Speaking at an event in London yesterday, Labour's Umunna said for the City to continue to perform its functions as a global financial hub and provider of finance to the real UK economy, it must command trust and confidence.

To achieve this, it must be seen to punish those who do wrong, he said, giving the example of the LIBOR rate rigging scandal as one area where he would like to see prosecutions.

"It cannot be right that someone who seeks to cheat the benefits system out of a couple of hundred pounds in my constituency may well be thrown into jail for doing so, but those who seek to rig the financial system and receive hundreds of thousands of pounds as a result never seem to suffer the same fate.

"Is not the prospect of jail for gross wrongdoing one of the best ways we can affect a culture change?" he said.

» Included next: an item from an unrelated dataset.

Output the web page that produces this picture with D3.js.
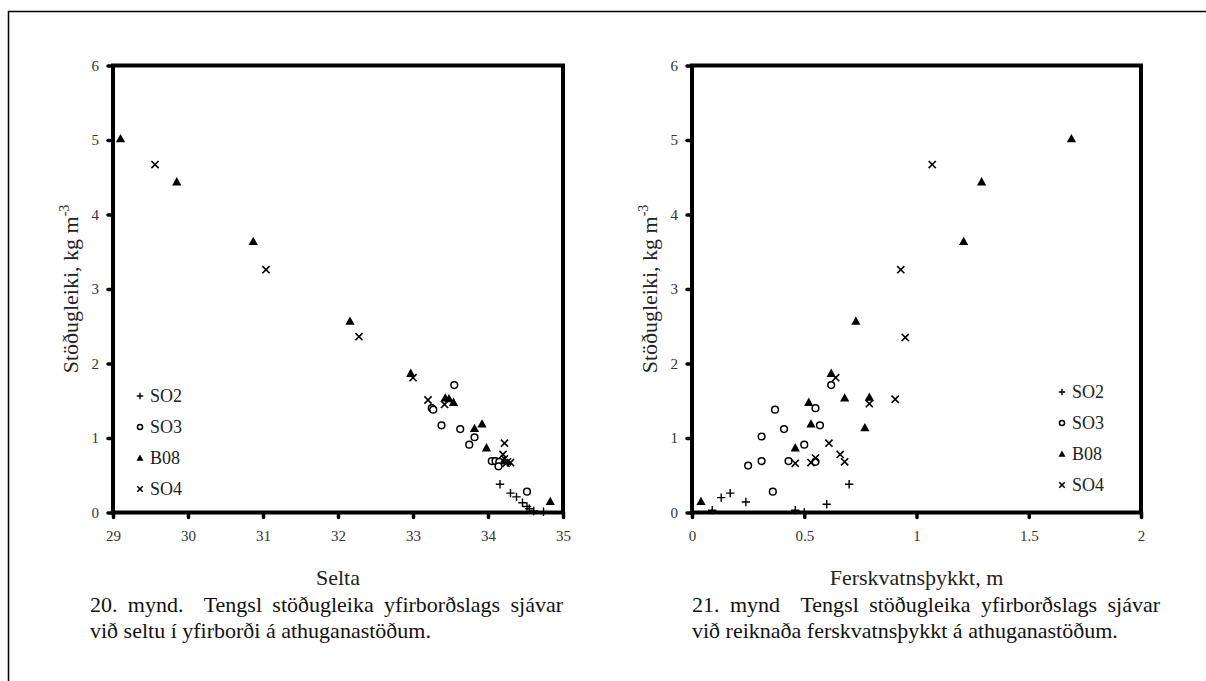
<!DOCTYPE html>
<html>
<head>
<meta charset="utf-8">
<script src="https://cdn.jsdelivr.net/npm/d3@7"></script>
<style>
  body { margin: 0; background: #fff; }
</style>
</head>
<body>
<svg id="chart" width="1206" height="681"></svg>
<script>
// ====== data: 20. mynd (selta) ======
const seltaSO2 = [[34.16,0.38],[34.30,0.26],[34.38,0.21],[34.46,0.13],[34.52,0.08],[34.55,0.05],[34.61,0.02],[34.74,0.01]];
const seltaSO3 = [[33.55,1.71],[33.25,1.40],[33.27,1.38],[33.38,1.17],[33.63,1.12],[33.82,1.01],[33.75,0.91],
                  [34.05,0.69],[34.10,0.69],[34.15,0.68],[34.14,0.62],[34.52,0.28]];
const seltaB08 = [[29.10,5.02],[29.85,4.44],[30.87,3.64],[32.16,2.57],[32.97,1.87],[33.43,1.54],[33.48,1.53],
                  [33.54,1.48],[33.82,1.13],[33.92,1.19],[33.98,0.87],[34.22,0.70],[34.83,0.15]];
const seltaSO4 = [[29.56,4.67],[31.04,3.26],[32.28,2.36],[33.00,1.81],[33.20,1.51],[33.42,1.45],[34.22,0.93],
                  [34.20,0.78],[34.22,0.72],[34.26,0.68],[34.30,0.67],[34.24,0.66]];

// ====== data: 21. mynd (ferskvatnsþykkt) ======
const ferskSO2 = [[0.09,0.03],[0.13,0.20],[0.17,0.26],[0.24,0.14],[0.46,0.03],[0.50,0.00],[0.60,0.11],[0.70,0.38]];
const ferskSO3 = [[0.25,0.63],[0.31,0.69],[0.31,1.02],[0.37,1.38],[0.36,0.28],[0.41,1.12],[0.43,0.69],
                  [0.50,0.91],[0.55,1.40],[0.57,1.17],[0.62,1.71],[0.55,0.68]];
const ferskB08 = [[0.04,0.15],[0.46,0.87],[0.52,1.48],[0.53,1.19],[0.62,1.87],[0.68,1.54],[0.77,1.14],
                  [0.79,1.55],[0.73,2.57],[1.21,3.64],[1.29,4.44],[1.69,5.02]];
const ferskSO4 = [[1.07,4.67],[0.93,3.26],[0.95,2.35],[0.64,1.81],[0.79,1.46],[0.905,1.52],[0.61,0.93],
                  [0.66,0.78],[0.68,0.68],[0.46,0.66],[0.53,0.67],[0.55,0.73]];

const seriesNames = ["SO2", "SO3", "B08", "SO4"];
const yTicks = [0, 1, 2, 3, 4, 5, 6];
const seltaTicks = [29, 30, 31, 32, 33, 34, 35];
const ferskTicks = [0, 0.5, 1, 1.5, 2];

const SERIF = "'Liberation Serif', 'Times New Roman', serif";
const svg = d3.select("#chart");

// ramma (aðeins efri og vinstri brún sést)
svg.append("path")
  .attr("d", "M8.5,681 L8.5,11.5 L1206,11.5")
  .attr("fill", "none").attr("stroke", "#000").attr("stroke-width", 1.5);

// tákn
function drawMarker(g, type, x, y, s) {
  if (type === "SO2") {
    g.append("path").attr("d", `M${x-s},${y}H${x+s}M${x},${y-s}V${y+s}`)
      .attr("stroke", "#000").attr("stroke-width", 1.4).attr("fill", "none");
  } else if (type === "SO3") {
    g.append("circle").attr("cx", x).attr("cy", y).attr("r", s * 0.8)
      .attr("stroke", "#000").attr("stroke-width", 1.5).attr("fill", "#fff");
  } else if (type === "B08") {
    const h = s * 1.1;
    g.append("path").attr("d", `M${x},${y-h}L${x+h},${y+h*0.8}L${x-h},${y+h*0.8}Z`)
      .attr("fill", "#000");
  } else {
    const k = s * 0.85;
    g.append("path").attr("d", `M${x-k},${y-k}L${x+k},${y+k}M${x+k},${y-k}L${x-k},${y+k}`)
      .attr("stroke", "#000").attr("stroke-width", 1.6).attr("fill", "none");
  }
}

function drawPlot(opt) {
  const x = d3.scaleLinear().domain(opt.xDomain).range([opt.left, opt.right]);
  const y = d3.scaleLinear().domain([0, 6]).range([512.5, 65.5]);
  const g = svg.append("g");

  // ásar
  const ax = g.append("g").attr("transform", "translate(0,512.5)")
    .call(d3.axisBottom(x).tickValues(opt.xTicks).tickSize(5).tickPadding(13).tickFormat(d => d));
  const ay = g.append("g").attr("transform", `translate(${opt.left},0)`)
    .call(d3.axisLeft(y).tickValues(yTicks).tickSize(5).tickPadding(9).tickFormat(d => d));
  [ax, ay].forEach(a => {
    a.select(".domain").remove();
    a.attr("font-family", null).attr("font-size", null);
    a.selectAll(".tick line").attr("stroke", "#000").attr("stroke-width", 3.5).attr("stroke-linecap", "round");
    a.selectAll(".tick text").attr("fill", "#333").style("font-size", "15px");
  });

  // þykkur rammi um teiknisvæði
  g.append("rect")
    .attr("x", opt.left).attr("y", 65.5)
    .attr("width", opt.right - opt.left).attr("height", 512.5 - 65.5)
    .attr("fill", "none").attr("stroke", "#000").attr("stroke-width", 4);

  // punktar
  const pts = g.append("g");
  opt.data.forEach((arr, i) => {
    arr.forEach(d => drawMarker(pts, seriesNames[i], x(d[0]), y(d[1]), 4.2));
  });

  // skýringar
  seriesNames.forEach((name, i) => {
    const ly = opt.legendY + i * 31;
    drawMarker(g, name, opt.legendX, ly, 3.2);
    g.append("text").attr("x", opt.legendX + 10).attr("y", ly + 6)
      .style("font-size", "18px").attr("fill", "#222").text(name);
  });

  // titill x-áss
  g.append("text").attr("x", (opt.left + opt.right) / 2).attr("y", 585)
    .attr("text-anchor", "middle").style("font-size", "22px").attr("fill", "#222")
    .text(opt.xTitle);

  // titill y-áss
  const yt = g.append("text")
    .attr("transform", `translate(${opt.left - 35},289) rotate(-90)`)
    .attr("text-anchor", "middle").style("font-size", "22px").attr("fill", "#222");
  yt.append("tspan").text("Stöðugleiki, kg m");
  yt.append("tspan").attr("dy", -9).style("font-size", "14px").text("-3");

  // myndatexti, fyrri lína jöfnuð að báðum jöðrum
  const c1 = g.append("text").attr("x", opt.capX).attr("y", 612)
    .attr("xml:space", "preserve").style("white-space", "pre")
    .style("font-size", "22px").attr("fill", "#111").text(opt.caption[0])
    .style("font-family", SERIF);
  const w = c1.node().getComputedTextLength();
  const gaps = (opt.caption[0].match(/ /g) || []).length;
  c1.attr("word-spacing", Math.max(0, (opt.capRight - opt.capX - w) / gaps));
  g.append("text").attr("x", opt.capX).attr("y", 638)
    .style("font-size", "22px").attr("fill", "#111").text(opt.caption[1]);

  g.selectAll("text").style("font-family", SERIF);
}

drawPlot({
  left: 113, right: 563, xDomain: [29, 35], xTicks: seltaTicks,
  data: [seltaSO2, seltaSO3, seltaB08, seltaSO4],
  legendX: 140, legendY: 396,
  xTitle: "Selta", capX: 90, capRight: 563,
  caption: ["20. mynd.  Tengsl stöðugleika yfirborðslags sjávar", "við seltu í yfirborði á athuganastöðum."]
});

drawPlot({
  left: 692, right: 1141, xDomain: [0, 2], xTicks: ferskTicks,
  data: [ferskSO2, ferskSO3, ferskB08, ferskSO4],
  legendX: 1062, legendY: 392,
  xTitle: "Ferskvatnsþykkt, m", capX: 692, capRight: 1160,
  caption: ["21. mynd  Tengsl stöðugleika yfirborðslags sjávar", "við reiknaða ferskvatnsþykkt á athuganastöðum."]
});
</script>
</body>
</html>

He said regulators and the government have a role to play in the governing of the financial sector, but that supervision and regulation cannot act as a substitute for trust.

"You cannot regulate or legislate for being trust worthy. If the sector is to recover trust, it needs to be seen to very visibly be getting its own house in order."

He called on the financial sector to come together to create a public summit of the key industry leaders where action points for improving the sector can be agreed and then implemented.

On Labour's record of financial services regulation he admitted that his party should have better regulated the banking sector during its time in office.

"But we didn't and that is a source of regret."

It was under Labour that in 1997 the Financial Services Authority - which oversaw regulation during the worst financial crisis for a generation - was created.

The body has now been replaced by the coalition government with the twin peaks regulation of the Financial Conduct Authority and the Prudential Regulatory Authority.